Your goal :: Emit the data below verbatim, stripping out any pictures.

Stored rows ::
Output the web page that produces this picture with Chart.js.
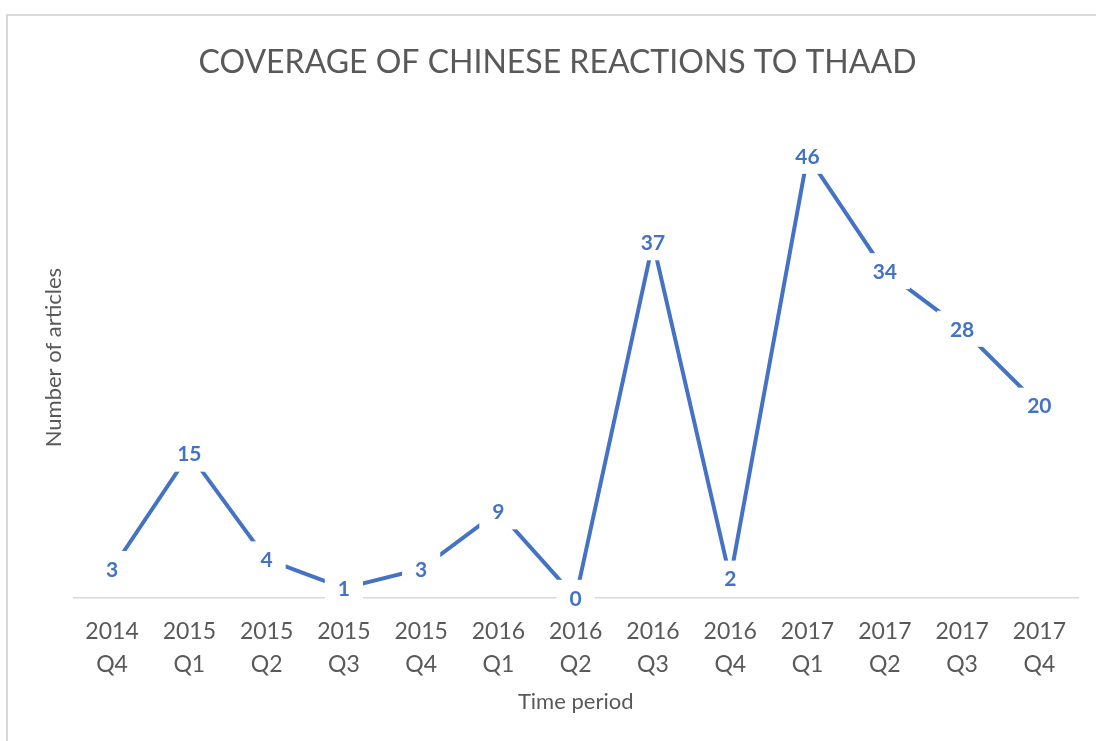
<!DOCTYPE html>
<html>
<head>
  <meta charset="utf-8">
  <title>Coverage of Chinese reactions to THAAD</title>
  <script src="https://cdn.jsdelivr.net/npm/chart.js"></script>
  <style>
    body {
      margin: 0;
      background: white;
      overflow: hidden;
    }

    .frame {
      position: absolute;
      left: 6px;
      top: 14px;
      width: 1200px;
      height: 900px;
      border-left: 2px solid #d9d9d9;
      border-top: 2px solid #d9d9d9;
    }

    #thaadChart {
      position: absolute;
      left: 0;
      top: 0;
    }
  </style>
</head>
<body>
  <div class="frame"></div>
  <canvas id="thaadChart" width="1096" height="741"></canvas>

  <script>
    const periods  = ['2014 Q4', '2015 Q1', '2015 Q2', '2015 Q3', '2015 Q4', '2016 Q1', '2016 Q2',
                      '2016 Q3', '2016 Q4', '2017 Q1', '2017 Q2', '2017 Q3', '2017 Q4'];
    const articles = [3, 15, 4, 1, 3, 9, 0, 37, 2, 46, 34, 28, 20];

    const blue = '#4472C4';
    const grey = '#595959';

    // labels sit on the points with a white box behind them, like Excel does
    const pointLabels = {
      id: 'pointLabels',
      afterDatasetsDraw(chart) {
        const c = chart.ctx;
        const meta = chart.getDatasetMeta(0);
        c.save();
        c.font = 'bold 21px Lato';
        c.textAlign = 'center';
        c.textBaseline = 'middle';
        meta.data.forEach((pt, i) => {
          const txt = String(chart.data.datasets[0].data[i]);
          const w = c.measureText(txt).width + 26;
          c.fillStyle = 'white';
          c.fillRect(pt.x - w / 2, pt.y - 18, w, 36);
          c.fillStyle = blue;
          c.fillText(txt, pt.x, pt.y + 1);
        });
        c.restore();
      }
    };

    const ctx = document.getElementById('thaadChart').getContext('2d');
    new Chart(ctx, {
      type: 'line',
      data: {
        labels: periods.map(p => p.split(' ')),
        datasets: [{
          label: 'Number of articles',
          data: articles,
          borderColor: blue,
          borderWidth: 4,
          pointRadius: 0,
          tension: 0
        }]
      },
      options: {
        responsive: false,
        animation: false,
        layout: { padding: { left: 37, right: 18, top: 18, bottom: 22 } },
        plugins: {
          legend: { display: false },
          tooltip: { enabled: false },
          title: {
            display: true,
            text: 'COVERAGE OF CHINESE REACTIONS TO THAAD',
            color: grey,
            font: { family: 'Lato', size: 32, weight: 'normal' },
            padding: { top: 25, bottom: 36 }
          }
        },
        scales: {
          x: {
            offset: true,
            grid: { display: false, drawTicks: false },
            border: { display: true, color: '#d9d9d9', width: 1.5 },
            ticks: {
              color: grey,
              font: { family: 'Lato', size: 23, lineHeight: 1.43 },
              padding: 17,
              maxRotation: 0,
              autoSkip: false
            },
            title: {
              display: true,
              text: 'Time period',
              color: grey,
              font: { family: 'Lato', size: 22 },
              padding: { top: -9, bottom: 4 }
            }
          },
          y: {
            min: 0,
            max: 50,
            grid: { display: false, drawTicks: false },
            border: { display: false },
            ticks: { display: false },
            title: {
              display: true,
              text: 'Number of articles',
              color: grey,
              font: { family: 'Lato', size: 22 },
              padding: { top: 4, bottom: 6 }
            }
          }
        }
      },
      plugins: [pointLabels]
    });
  </script>
</body>
</html>
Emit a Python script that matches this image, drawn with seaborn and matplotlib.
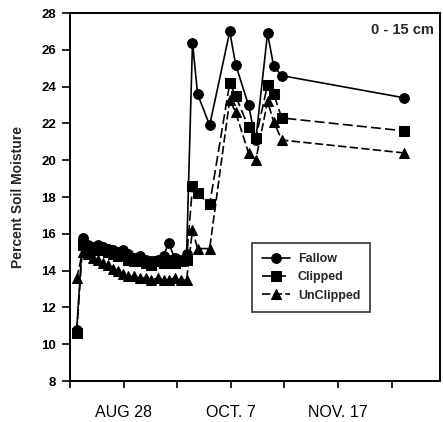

Result ::
Output the web page that produces this picture with Chart.js.
<!DOCTYPE html>
<html>
<head>
  <meta charset="utf-8">
  <title>Coverage of Chinese reactions to THAAD</title>
  <script src="https://cdn.jsdelivr.net/npm/chart.js"></script>
  <style>
    body {
      margin: 0;
      background: white;
      overflow: hidden;
    }

    .frame {
      position: absolute;
      left: 6px;
      top: 14px;
      width: 1200px;
      height: 900px;
      border-left: 2px solid #d9d9d9;
      border-top: 2px solid #d9d9d9;
    }

    #thaadChart {
      position: absolute;
      left: 0;
      top: 0;
    }
  </style>
</head>
<body>
  <div class="frame"></div>
  <canvas id="thaadChart" width="1096" height="741"></canvas>

  <script>
    const periods  = ['2014 Q4', '2015 Q1', '2015 Q2', '2015 Q3', '2015 Q4', '2016 Q1', '2016 Q2',
                      '2016 Q3', '2016 Q4', '2017 Q1', '2017 Q2', '2017 Q3', '2017 Q4'];
    const articles = [3, 15, 4, 1, 3, 9, 0, 37, 2, 46, 34, 28, 20];

    const blue = '#4472C4';
    const grey = '#595959';

    // labels sit on the points with a white box behind them, like Excel does
    const pointLabels = {
      id: 'pointLabels',
      afterDatasetsDraw(chart) {
        const c = chart.ctx;
        const meta = chart.getDatasetMeta(0);
        c.save();
        c.font = 'bold 21px Lato';
        c.textAlign = 'center';
        c.textBaseline = 'middle';
        meta.data.forEach((pt, i) => {
          const txt = String(chart.data.datasets[0].data[i]);
          const w = c.measureText(txt).width + 26;
          c.fillStyle = 'white';
          c.fillRect(pt.x - w / 2, pt.y - 18, w, 36);
          c.fillStyle = blue;
          c.fillText(txt, pt.x, pt.y + 1);
        });
        c.restore();
      }
    };

    const ctx = document.getElementById('thaadChart').getContext('2d');
    new Chart(ctx, {
      type: 'line',
      data: {
        labels: periods.map(p => p.split(' ')),
        datasets: [{
          label: 'Number of articles',
          data: articles,
          borderColor: blue,
          borderWidth: 4,
          pointRadius: 0,
          tension: 0
        }]
      },
      options: {
        responsive: false,
        animation: false,
        layout: { padding: { left: 37, right: 18, top: 18, bottom: 22 } },
        plugins: {
          legend: { display: false },
          tooltip: { enabled: false },
          title: {
            display: true,
            text: 'COVERAGE OF CHINESE REACTIONS TO THAAD',
            color: grey,
            font: { family: 'Lato', size: 32, weight: 'normal' },
            padding: { top: 25, bottom: 36 }
          }
        },
        scales: {
          x: {
            offset: true,
            grid: { display: false, drawTicks: false },
            border: { display: true, color: '#d9d9d9', width: 1.5 },
            ticks: {
              color: grey,
              font: { family: 'Lato', size: 23, lineHeight: 1.43 },
              padding: 17,
              maxRotation: 0,
              autoSkip: false
            },
            title: {
              display: true,
              text: 'Time period',
              color: grey,
              font: { family: 'Lato', size: 22 },
              padding: { top: -9, bottom: 4 }
            }
          },
          y: {
            min: 0,
            max: 50,
            grid: { display: false, drawTicks: false },
            border: { display: false },
            ticks: { display: false },
            title: {
              display: true,
              text: 'Number of articles',
              color: grey,
              font: { family: 'Lato', size: 22 },
              padding: { top: 4, bottom: 6 }
            }
          }
        }
      },
      plugins: [pointLabels]
    });
  </script>
</body>
</html>
Emit a Python script that matches this image, drawn with seaborn and matplotlib.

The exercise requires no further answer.